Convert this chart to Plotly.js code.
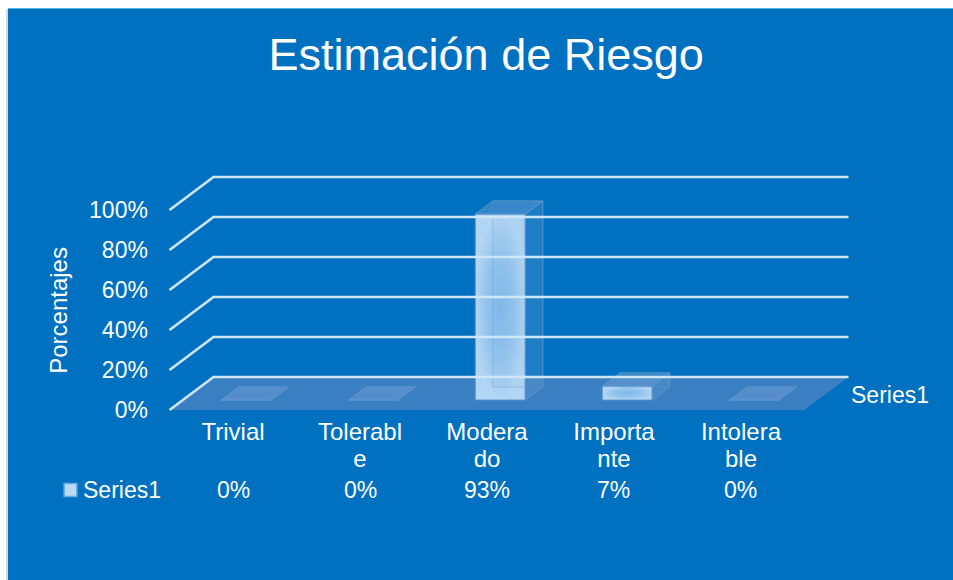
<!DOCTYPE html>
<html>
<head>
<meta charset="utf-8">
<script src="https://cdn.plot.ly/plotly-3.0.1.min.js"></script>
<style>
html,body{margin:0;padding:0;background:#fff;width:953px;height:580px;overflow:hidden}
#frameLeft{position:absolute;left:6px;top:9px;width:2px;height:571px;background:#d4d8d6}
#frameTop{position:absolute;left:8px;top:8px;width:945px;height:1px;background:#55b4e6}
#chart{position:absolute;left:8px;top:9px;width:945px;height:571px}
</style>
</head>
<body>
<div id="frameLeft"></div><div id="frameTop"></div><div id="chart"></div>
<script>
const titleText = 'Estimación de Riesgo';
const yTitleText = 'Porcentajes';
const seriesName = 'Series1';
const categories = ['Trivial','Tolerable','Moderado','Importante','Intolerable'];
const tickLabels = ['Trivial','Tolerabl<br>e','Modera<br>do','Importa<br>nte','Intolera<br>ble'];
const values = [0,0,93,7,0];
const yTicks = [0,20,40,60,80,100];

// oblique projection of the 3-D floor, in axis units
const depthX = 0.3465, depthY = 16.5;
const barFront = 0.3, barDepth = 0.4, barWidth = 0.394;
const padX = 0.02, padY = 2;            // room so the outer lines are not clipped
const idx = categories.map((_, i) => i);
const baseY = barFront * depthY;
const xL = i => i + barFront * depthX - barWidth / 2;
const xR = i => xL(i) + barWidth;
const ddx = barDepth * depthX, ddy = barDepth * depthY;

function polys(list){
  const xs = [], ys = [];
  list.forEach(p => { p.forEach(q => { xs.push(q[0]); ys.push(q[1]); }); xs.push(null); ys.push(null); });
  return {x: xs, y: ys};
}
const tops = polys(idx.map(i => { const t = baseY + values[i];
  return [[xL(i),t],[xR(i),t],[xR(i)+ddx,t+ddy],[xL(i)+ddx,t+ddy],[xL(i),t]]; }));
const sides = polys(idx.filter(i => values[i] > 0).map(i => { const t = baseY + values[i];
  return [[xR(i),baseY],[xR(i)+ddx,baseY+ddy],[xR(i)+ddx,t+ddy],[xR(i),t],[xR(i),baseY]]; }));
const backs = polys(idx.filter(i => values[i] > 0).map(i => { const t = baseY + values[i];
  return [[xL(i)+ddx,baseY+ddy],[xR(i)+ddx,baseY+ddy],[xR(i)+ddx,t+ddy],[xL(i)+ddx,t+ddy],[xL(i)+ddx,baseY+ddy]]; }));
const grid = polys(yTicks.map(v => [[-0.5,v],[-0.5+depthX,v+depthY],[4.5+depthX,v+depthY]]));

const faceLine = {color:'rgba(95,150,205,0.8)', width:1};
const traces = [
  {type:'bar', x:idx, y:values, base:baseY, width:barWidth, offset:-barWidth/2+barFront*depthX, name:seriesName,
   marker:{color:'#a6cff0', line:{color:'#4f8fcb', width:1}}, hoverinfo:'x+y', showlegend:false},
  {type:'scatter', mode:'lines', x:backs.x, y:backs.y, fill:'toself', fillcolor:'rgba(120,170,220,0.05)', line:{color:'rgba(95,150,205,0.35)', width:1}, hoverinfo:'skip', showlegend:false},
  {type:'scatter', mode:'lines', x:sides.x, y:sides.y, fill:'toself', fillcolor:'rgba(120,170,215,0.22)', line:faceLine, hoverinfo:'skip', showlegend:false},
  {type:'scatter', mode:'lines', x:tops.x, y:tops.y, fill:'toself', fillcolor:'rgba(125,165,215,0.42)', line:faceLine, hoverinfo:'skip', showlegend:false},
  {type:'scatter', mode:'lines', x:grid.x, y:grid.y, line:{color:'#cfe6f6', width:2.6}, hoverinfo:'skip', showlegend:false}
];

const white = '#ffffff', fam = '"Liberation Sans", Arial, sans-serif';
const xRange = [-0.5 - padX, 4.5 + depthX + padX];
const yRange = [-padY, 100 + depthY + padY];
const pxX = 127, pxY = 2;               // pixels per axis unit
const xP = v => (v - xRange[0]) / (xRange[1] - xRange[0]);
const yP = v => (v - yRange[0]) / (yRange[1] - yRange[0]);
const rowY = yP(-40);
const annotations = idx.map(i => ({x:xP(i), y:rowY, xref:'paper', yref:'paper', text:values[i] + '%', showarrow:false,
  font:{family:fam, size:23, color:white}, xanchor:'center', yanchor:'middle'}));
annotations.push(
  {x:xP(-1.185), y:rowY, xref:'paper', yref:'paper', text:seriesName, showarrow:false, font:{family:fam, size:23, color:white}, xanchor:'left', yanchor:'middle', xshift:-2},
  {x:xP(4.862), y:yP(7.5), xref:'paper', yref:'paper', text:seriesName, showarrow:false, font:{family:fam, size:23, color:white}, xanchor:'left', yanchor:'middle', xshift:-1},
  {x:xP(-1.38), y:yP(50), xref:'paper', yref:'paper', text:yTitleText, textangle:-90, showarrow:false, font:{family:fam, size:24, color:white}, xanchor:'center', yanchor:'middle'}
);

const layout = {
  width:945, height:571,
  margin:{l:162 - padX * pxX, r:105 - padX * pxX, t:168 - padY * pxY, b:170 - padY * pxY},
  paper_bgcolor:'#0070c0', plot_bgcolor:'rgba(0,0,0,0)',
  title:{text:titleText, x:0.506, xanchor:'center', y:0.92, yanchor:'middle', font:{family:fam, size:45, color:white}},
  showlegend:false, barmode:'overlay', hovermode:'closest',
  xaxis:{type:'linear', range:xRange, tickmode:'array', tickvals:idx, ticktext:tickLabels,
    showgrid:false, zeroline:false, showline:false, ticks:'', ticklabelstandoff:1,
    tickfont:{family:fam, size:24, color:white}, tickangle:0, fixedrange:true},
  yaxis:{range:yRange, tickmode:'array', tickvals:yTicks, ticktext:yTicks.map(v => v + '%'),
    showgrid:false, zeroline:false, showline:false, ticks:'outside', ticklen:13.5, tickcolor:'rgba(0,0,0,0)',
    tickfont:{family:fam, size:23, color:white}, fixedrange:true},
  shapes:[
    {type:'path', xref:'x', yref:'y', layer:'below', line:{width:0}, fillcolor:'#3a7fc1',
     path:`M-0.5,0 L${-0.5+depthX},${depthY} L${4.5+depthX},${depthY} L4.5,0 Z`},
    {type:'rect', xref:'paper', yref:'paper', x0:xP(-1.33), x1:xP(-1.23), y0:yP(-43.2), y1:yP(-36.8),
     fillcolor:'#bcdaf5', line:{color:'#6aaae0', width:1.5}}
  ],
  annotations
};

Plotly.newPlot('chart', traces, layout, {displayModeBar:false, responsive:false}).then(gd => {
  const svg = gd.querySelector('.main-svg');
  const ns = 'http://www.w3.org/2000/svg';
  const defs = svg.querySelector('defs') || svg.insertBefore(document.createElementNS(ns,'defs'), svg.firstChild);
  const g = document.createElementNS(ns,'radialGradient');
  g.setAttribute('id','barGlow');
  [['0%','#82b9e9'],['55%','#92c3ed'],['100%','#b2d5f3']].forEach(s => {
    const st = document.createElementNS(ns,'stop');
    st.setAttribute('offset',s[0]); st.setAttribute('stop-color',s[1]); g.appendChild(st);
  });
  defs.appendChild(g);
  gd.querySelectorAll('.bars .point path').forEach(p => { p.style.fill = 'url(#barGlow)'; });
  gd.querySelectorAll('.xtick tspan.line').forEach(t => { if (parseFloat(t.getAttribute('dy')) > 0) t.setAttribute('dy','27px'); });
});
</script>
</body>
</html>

══════════

GOAL: Make an exact copy of the lines from the top of the material through the line with "const yTicks = [0,20,40,60,80,100];", pictures excluded.

WORKED SOLUTION:
Convert this chart to Plotly.js code.
<!DOCTYPE html>
<html>
<head>
<meta charset="utf-8">
<script src="https://cdn.plot.ly/plotly-3.0.1.min.js"></script>
<style>
html,body{margin:0;padding:0;background:#fff;width:953px;height:580px;overflow:hidden}
#frameLeft{position:absolute;left:6px;top:9px;width:2px;height:571px;background:#d4d8d6}
#frameTop{position:absolute;left:8px;top:8px;width:945px;height:1px;background:#55b4e6}
#chart{position:absolute;left:8px;top:9px;width:945px;height:571px}
</style>
</head>
<body>
<div id="frameLeft"></div><div id="frameTop"></div><div id="chart"></div>
<script>
const titleText = 'Estimación de Riesgo';
const yTitleText = 'Porcentajes';
const seriesName = 'Series1';
const categories = ['Trivial','Tolerable','Moderado','Importante','Intolerable'];
const tickLabels = ['Trivial','Tolerabl<br>e','Modera<br>do','Importa<br>nte','Intolera<br>ble'];
const values = [0,0,93,7,0];
const yTicks = [0,20,40,60,80,100];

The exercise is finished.